▶ [Dataset content]
====

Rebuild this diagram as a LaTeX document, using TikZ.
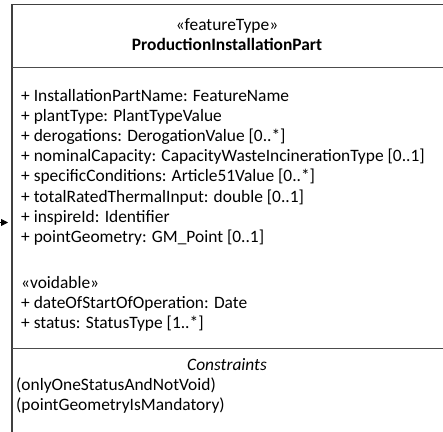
\documentclass[tikz,border=0pt]{standalone}
\usepackage{fontspec}
\setmainfont{Carlito}
\usetikzlibrary{arrows.meta}
\begin{document}
\begin{tikzpicture}[x=1pt,y=-1pt,
  boxline/.style={draw=black!75,line width=1.3pt},
  attr/.style={anchor=base west,inner sep=0pt,font=\fontsize{17.4}{20}\selectfont},
  ctr/.style={anchor=base,inner sep=0pt,font=\fontsize{17.4}{20}\selectfont}]
\useasboundingbox (0,0) rectangle (443,431);
% box outline
\coordinate (tl) at (12,4.5);
\coordinate (tr) at (444,4.5);
\coordinate (bl) at (12,432);
\coordinate (h1l) at (12,67);
\coordinate (h1r) at (444,67);
\coordinate (h2l) at (12,348);
\coordinate (h2r) at (444,348);
\draw[boxline] (tr) -- (tl) -- (bl);
\draw[draw=black!70,line width=1pt] (h1l) -- (h1r);
\draw[draw=black!70,line width=1pt] (h2l) -- (h2r);
% header
\node[ctr] (st) at (227,30.5) {«featureType»};
\node[ctr,font=\fontsize{17.4}{20}\selectfont\bfseries] (nm) at (227,50.5) {ProductionInstallationPart};
% attributes
\node[attr] (a1) at (21,101.5) {+ InstallationPartName: FeatureName};
\node[attr] (a2) at (21,121) {+ plantType: PlantTypeValue};
\node[attr] (a3) at (21,141) {+ derogations: DerogationValue [0..*]};
\node[attr] (a4) at (21,161) {+ nominalCapacity: CapacityWasteIncinerationType [0..1]};
\node[attr] (a5) at (21,181.5) {+ specificConditions: Article51Value [0..*]};
\node[attr] (a6) at (21,202) {+ totalRatedThermalInput: double [0..1]};
\node[attr] (a7) at (21,222) {+ inspireId: Identifier};
\node[attr] (a8) at (21,242) {+ pointGeometry: GM\_Point [0..1]};
\node[attr] (v0) at (21,288.5) {«voidable»};
\node[attr] (v1) at (21,308.5) {+ dateOfStartOfOperation: Date};
\node[attr] (v2) at (21,328.5) {+ status: StatusType [1..*]};
% constraints
\node[ctr,font=\fontsize{17.4}{20}\selectfont\itshape] (ch) at (227,370.5) {Constraints};
\node[attr] (c1) at (16,390.5) {(onlyOneStatusAndNotVoid)};
\node[attr] (c2) at (16,410.5) {(pointGeometryIsMandatory)};
% incoming arrow
\coordinate (ar0) at (0,222.5);
\coordinate (ar1) at (8,222.5);
\draw[-{Triangle[length=7pt,width=7pt]},line width=0.8pt] (ar0) -- (ar1);
\end{tikzpicture}
\end{document}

====

▶ [Task statement]
Quote the data above in full, leaving out the pictures it holds.

▶ [Result of this task]
Rebuild this diagram as a LaTeX document, using TikZ.
\documentclass[tikz,border=0pt]{standalone}
\usepackage{fontspec}
\setmainfont{Carlito}
\usetikzlibrary{arrows.meta}
\begin{document}
\begin{tikzpicture}[x=1pt,y=-1pt,
  boxline/.style={draw=black!75,line width=1.3pt},
  attr/.style={anchor=base west,inner sep=0pt,font=\fontsize{17.4}{20}\selectfont},
  ctr/.style={anchor=base,inner sep=0pt,font=\fontsize{17.4}{20}\selectfont}]
\useasboundingbox (0,0) rectangle (443,431);
% box outline
\coordinate (tl) at (12,4.5);
\coordinate (tr) at (444,4.5);
\coordinate (bl) at (12,432);
\coordinate (h1l) at (12,67);
\coordinate (h1r) at (444,67);
\coordinate (h2l) at (12,348);
\coordinate (h2r) at (444,348);
\draw[boxline] (tr) -- (tl) -- (bl);
\draw[draw=black!70,line width=1pt] (h1l) -- (h1r);
\draw[draw=black!70,line width=1pt] (h2l) -- (h2r);
% header
\node[ctr] (st) at (227,30.5) {«featureType»};
\node[ctr,font=\fontsize{17.4}{20}\selectfont\bfseries] (nm) at (227,50.5) {ProductionInstallationPart};
% attributes
\node[attr] (a1) at (21,101.5) {+ InstallationPartName: FeatureName};
\node[attr] (a2) at (21,121) {+ plantType: PlantTypeValue};
\node[attr] (a3) at (21,141) {+ derogations: DerogationValue [0..*]};
\node[attr] (a4) at (21,161) {+ nominalCapacity: CapacityWasteIncinerationType [0..1]};
\node[attr] (a5) at (21,181.5) {+ specificConditions: Article51Value [0..*]};
\node[attr] (a6) at (21,202) {+ totalRatedThermalInput: double [0..1]};
\node[attr] (a7) at (21,222) {+ inspireId: Identifier};
\node[attr] (a8) at (21,242) {+ pointGeometry: GM\_Point [0..1]};
\node[attr] (v0) at (21,288.5) {«voidable»};
\node[attr] (v1) at (21,308.5) {+ dateOfStartOfOperation: Date};
\node[attr] (v2) at (21,328.5) {+ status: StatusType [1..*]};
% constraints
\node[ctr,font=\fontsize{17.4}{20}\selectfont\itshape] (ch) at (227,370.5) {Constraints};
\node[attr] (c1) at (16,390.5) {(onlyOneStatusAndNotVoid)};
\node[attr] (c2) at (16,410.5) {(pointGeometryIsMandatory)};
% incoming arrow
\coordinate (ar0) at (0,222.5);
\coordinate (ar1) at (8,222.5);
\draw[-{Triangle[length=7pt,width=7pt]},line width=0.8pt] (ar0) -- (ar1);
\end{tikzpicture}
\end{document}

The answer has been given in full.